**Exercise task**
Output the full listing word for word.

**Stored data**
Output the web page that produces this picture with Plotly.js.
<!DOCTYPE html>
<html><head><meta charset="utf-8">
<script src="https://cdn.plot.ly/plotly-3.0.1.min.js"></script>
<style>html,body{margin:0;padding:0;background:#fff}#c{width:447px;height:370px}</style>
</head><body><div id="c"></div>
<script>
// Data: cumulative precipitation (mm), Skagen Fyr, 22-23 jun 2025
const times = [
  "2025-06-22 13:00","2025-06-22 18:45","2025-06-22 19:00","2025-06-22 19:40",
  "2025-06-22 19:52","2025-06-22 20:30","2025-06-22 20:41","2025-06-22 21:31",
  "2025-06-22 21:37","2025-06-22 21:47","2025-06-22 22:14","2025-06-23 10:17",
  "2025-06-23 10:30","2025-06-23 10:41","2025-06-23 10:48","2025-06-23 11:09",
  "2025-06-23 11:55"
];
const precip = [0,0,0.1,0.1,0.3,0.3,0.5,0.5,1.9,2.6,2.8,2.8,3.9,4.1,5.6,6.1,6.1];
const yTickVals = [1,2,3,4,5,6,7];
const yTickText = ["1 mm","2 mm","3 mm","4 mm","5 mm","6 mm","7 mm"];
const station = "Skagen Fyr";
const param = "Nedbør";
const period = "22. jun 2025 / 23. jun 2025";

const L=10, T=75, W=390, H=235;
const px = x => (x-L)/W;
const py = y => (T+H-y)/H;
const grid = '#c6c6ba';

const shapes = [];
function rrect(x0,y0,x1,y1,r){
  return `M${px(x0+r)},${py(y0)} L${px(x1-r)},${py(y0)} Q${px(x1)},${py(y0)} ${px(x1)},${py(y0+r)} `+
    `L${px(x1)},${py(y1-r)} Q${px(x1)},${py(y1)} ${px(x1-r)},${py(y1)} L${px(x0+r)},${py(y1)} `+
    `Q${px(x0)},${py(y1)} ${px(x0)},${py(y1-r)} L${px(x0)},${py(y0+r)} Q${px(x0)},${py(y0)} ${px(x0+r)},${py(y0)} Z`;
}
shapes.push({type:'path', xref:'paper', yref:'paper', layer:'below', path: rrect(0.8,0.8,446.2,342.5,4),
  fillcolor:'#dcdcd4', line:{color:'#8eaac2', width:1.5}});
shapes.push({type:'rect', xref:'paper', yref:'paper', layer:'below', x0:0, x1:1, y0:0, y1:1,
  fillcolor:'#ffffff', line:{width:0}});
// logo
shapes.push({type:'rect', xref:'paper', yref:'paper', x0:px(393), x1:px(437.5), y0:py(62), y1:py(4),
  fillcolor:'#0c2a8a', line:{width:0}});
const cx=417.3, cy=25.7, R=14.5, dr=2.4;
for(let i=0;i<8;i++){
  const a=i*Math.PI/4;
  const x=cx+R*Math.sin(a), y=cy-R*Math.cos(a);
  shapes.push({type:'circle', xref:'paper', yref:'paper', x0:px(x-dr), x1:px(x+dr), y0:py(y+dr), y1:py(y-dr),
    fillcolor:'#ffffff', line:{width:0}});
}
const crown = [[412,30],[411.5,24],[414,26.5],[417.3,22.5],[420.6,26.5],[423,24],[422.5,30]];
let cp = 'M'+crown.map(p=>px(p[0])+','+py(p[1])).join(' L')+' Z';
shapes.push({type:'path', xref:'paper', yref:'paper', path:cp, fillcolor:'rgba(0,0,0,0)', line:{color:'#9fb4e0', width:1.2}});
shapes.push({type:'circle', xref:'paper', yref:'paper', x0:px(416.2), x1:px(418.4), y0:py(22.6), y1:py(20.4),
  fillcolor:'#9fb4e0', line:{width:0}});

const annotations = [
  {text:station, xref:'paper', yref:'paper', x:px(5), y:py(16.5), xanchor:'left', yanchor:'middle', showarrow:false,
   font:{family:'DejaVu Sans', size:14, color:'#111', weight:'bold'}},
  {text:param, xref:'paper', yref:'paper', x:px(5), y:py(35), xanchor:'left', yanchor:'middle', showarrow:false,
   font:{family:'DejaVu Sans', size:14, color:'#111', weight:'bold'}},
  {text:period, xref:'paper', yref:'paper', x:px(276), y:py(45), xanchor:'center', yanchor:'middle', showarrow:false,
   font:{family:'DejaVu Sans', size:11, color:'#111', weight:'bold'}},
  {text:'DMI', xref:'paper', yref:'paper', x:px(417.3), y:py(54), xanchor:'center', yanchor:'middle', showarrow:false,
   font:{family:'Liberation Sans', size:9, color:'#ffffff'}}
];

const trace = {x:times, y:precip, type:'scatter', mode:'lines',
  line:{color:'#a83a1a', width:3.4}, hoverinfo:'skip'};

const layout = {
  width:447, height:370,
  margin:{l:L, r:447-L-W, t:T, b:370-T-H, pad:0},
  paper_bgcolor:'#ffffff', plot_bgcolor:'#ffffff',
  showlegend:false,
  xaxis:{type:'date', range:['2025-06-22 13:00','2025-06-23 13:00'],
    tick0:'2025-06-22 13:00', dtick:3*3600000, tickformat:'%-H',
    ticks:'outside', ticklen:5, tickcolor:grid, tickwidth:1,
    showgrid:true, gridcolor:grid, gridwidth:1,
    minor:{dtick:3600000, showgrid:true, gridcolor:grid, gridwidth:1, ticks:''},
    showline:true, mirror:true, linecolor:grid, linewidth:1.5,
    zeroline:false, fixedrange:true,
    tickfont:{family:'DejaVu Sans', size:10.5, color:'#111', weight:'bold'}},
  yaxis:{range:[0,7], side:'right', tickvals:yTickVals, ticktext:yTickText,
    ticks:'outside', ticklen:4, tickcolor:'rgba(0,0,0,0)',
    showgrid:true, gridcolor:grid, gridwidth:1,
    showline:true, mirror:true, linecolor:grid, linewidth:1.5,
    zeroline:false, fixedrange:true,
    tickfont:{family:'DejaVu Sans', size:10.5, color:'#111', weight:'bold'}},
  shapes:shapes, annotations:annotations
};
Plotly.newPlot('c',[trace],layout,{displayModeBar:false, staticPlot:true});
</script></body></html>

**Written reply**
Output the web page that produces this picture with Plotly.js.
<!DOCTYPE html>
<html><head><meta charset="utf-8">
<script src="https://cdn.plot.ly/plotly-3.0.1.min.js"></script>
<style>html,body{margin:0;padding:0;background:#fff}#c{width:447px;height:370px}</style>
</head><body><div id="c"></div>
<script>
// Data: cumulative precipitation (mm), Skagen Fyr, 22-23 jun 2025
const times = [
  "2025-06-22 13:00","2025-06-22 18:45","2025-06-22 19:00","2025-06-22 19:40",
  "2025-06-22 19:52","2025-06-22 20:30","2025-06-22 20:41","2025-06-22 21:31",
  "2025-06-22 21:37","2025-06-22 21:47","2025-06-22 22:14","2025-06-23 10:17",
  "2025-06-23 10:30","2025-06-23 10:41","2025-06-23 10:48","2025-06-23 11:09",
  "2025-06-23 11:55"
];
const precip = [0,0,0.1,0.1,0.3,0.3,0.5,0.5,1.9,2.6,2.8,2.8,3.9,4.1,5.6,6.1,6.1];
const yTickVals = [1,2,3,4,5,6,7];
const yTickText = ["1 mm","2 mm","3 mm","4 mm","5 mm","6 mm","7 mm"];
const station = "Skagen Fyr";
const param = "Nedbør";
const period = "22. jun 2025 / 23. jun 2025";

const L=10, T=75, W=390, H=235;
const px = x => (x-L)/W;
const py = y => (T+H-y)/H;
const grid = '#c6c6ba';

const shapes = [];
function rrect(x0,y0,x1,y1,r){
  return `M${px(x0+r)},${py(y0)} L${px(x1-r)},${py(y0)} Q${px(x1)},${py(y0)} ${px(x1)},${py(y0+r)} `+
    `L${px(x1)},${py(y1-r)} Q${px(x1)},${py(y1)} ${px(x1-r)},${py(y1)} L${px(x0+r)},${py(y1)} `+
    `Q${px(x0)},${py(y1)} ${px(x0)},${py(y1-r)} L${px(x0)},${py(y0+r)} Q${px(x0)},${py(y0)} ${px(x0+r)},${py(y0)} Z`;
}
shapes.push({type:'path', xref:'paper', yref:'paper', layer:'below', path: rrect(0.8,0.8,446.2,342.5,4),
  fillcolor:'#dcdcd4', line:{color:'#8eaac2', width:1.5}});
shapes.push({type:'rect', xref:'paper', yref:'paper', layer:'below', x0:0, x1:1, y0:0, y1:1,
  fillcolor:'#ffffff', line:{width:0}});
// logo
shapes.push({type:'rect', xref:'paper', yref:'paper', x0:px(393), x1:px(437.5), y0:py(62), y1:py(4),
  fillcolor:'#0c2a8a', line:{width:0}});
const cx=417.3, cy=25.7, R=14.5, dr=2.4;
for(let i=0;i<8;i++){
  const a=i*Math.PI/4;
  const x=cx+R*Math.sin(a), y=cy-R*Math.cos(a);
  shapes.push({type:'circle', xref:'paper', yref:'paper', x0:px(x-dr), x1:px(x+dr), y0:py(y+dr), y1:py(y-dr),
    fillcolor:'#ffffff', line:{width:0}});
}
const crown = [[412,30],[411.5,24],[414,26.5],[417.3,22.5],[420.6,26.5],[423,24],[422.5,30]];
let cp = 'M'+crown.map(p=>px(p[0])+','+py(p[1])).join(' L')+' Z';
shapes.push({type:'path', xref:'paper', yref:'paper', path:cp, fillcolor:'rgba(0,0,0,0)', line:{color:'#9fb4e0', width:1.2}});
shapes.push({type:'circle', xref:'paper', yref:'paper', x0:px(416.2), x1:px(418.4), y0:py(22.6), y1:py(20.4),
  fillcolor:'#9fb4e0', line:{width:0}});

const annotations = [
  {text:station, xref:'paper', yref:'paper', x:px(5), y:py(16.5), xanchor:'left', yanchor:'middle', showarrow:false,
   font:{family:'DejaVu Sans', size:14, color:'#111', weight:'bold'}},
  {text:param, xref:'paper', yref:'paper', x:px(5), y:py(35), xanchor:'left', yanchor:'middle', showarrow:false,
   font:{family:'DejaVu Sans', size:14, color:'#111', weight:'bold'}},
  {text:period, xref:'paper', yref:'paper', x:px(276), y:py(45), xanchor:'center', yanchor:'middle', showarrow:false,
   font:{family:'DejaVu Sans', size:11, color:'#111', weight:'bold'}},
  {text:'DMI', xref:'paper', yref:'paper', x:px(417.3), y:py(54), xanchor:'center', yanchor:'middle', showarrow:false,
   font:{family:'Liberation Sans', size:9, color:'#ffffff'}}
];

const trace = {x:times, y:precip, type:'scatter', mode:'lines',
  line:{color:'#a83a1a', width:3.4}, hoverinfo:'skip'};

const layout = {
  width:447, height:370,
  margin:{l:L, r:447-L-W, t:T, b:370-T-H, pad:0},
  paper_bgcolor:'#ffffff', plot_bgcolor:'#ffffff',
  showlegend:false,
  xaxis:{type:'date', range:['2025-06-22 13:00','2025-06-23 13:00'],
    tick0:'2025-06-22 13:00', dtick:3*3600000, tickformat:'%-H',
    ticks:'outside', ticklen:5, tickcolor:grid, tickwidth:1,
    showgrid:true, gridcolor:grid, gridwidth:1,
    minor:{dtick:3600000, showgrid:true, gridcolor:grid, gridwidth:1, ticks:''},
    showline:true, mirror:true, linecolor:grid, linewidth:1.5,
    zeroline:false, fixedrange:true,
    tickfont:{family:'DejaVu Sans', size:10.5, color:'#111', weight:'bold'}},
  yaxis:{range:[0,7], side:'right', tickvals:yTickVals, ticktext:yTickText,
    ticks:'outside', ticklen:4, tickcolor:'rgba(0,0,0,0)',
    showgrid:true, gridcolor:grid, gridwidth:1,
    showline:true, mirror:true, linecolor:grid, linewidth:1.5,
    zeroline:false, fixedrange:true,
    tickfont:{family:'DejaVu Sans', size:10.5, color:'#111', weight:'bold'}},
  shapes:shapes, annotations:annotations
};
Plotly.newPlot('c',[trace],layout,{displayModeBar:false, staticPlot:true});
</script></body></html>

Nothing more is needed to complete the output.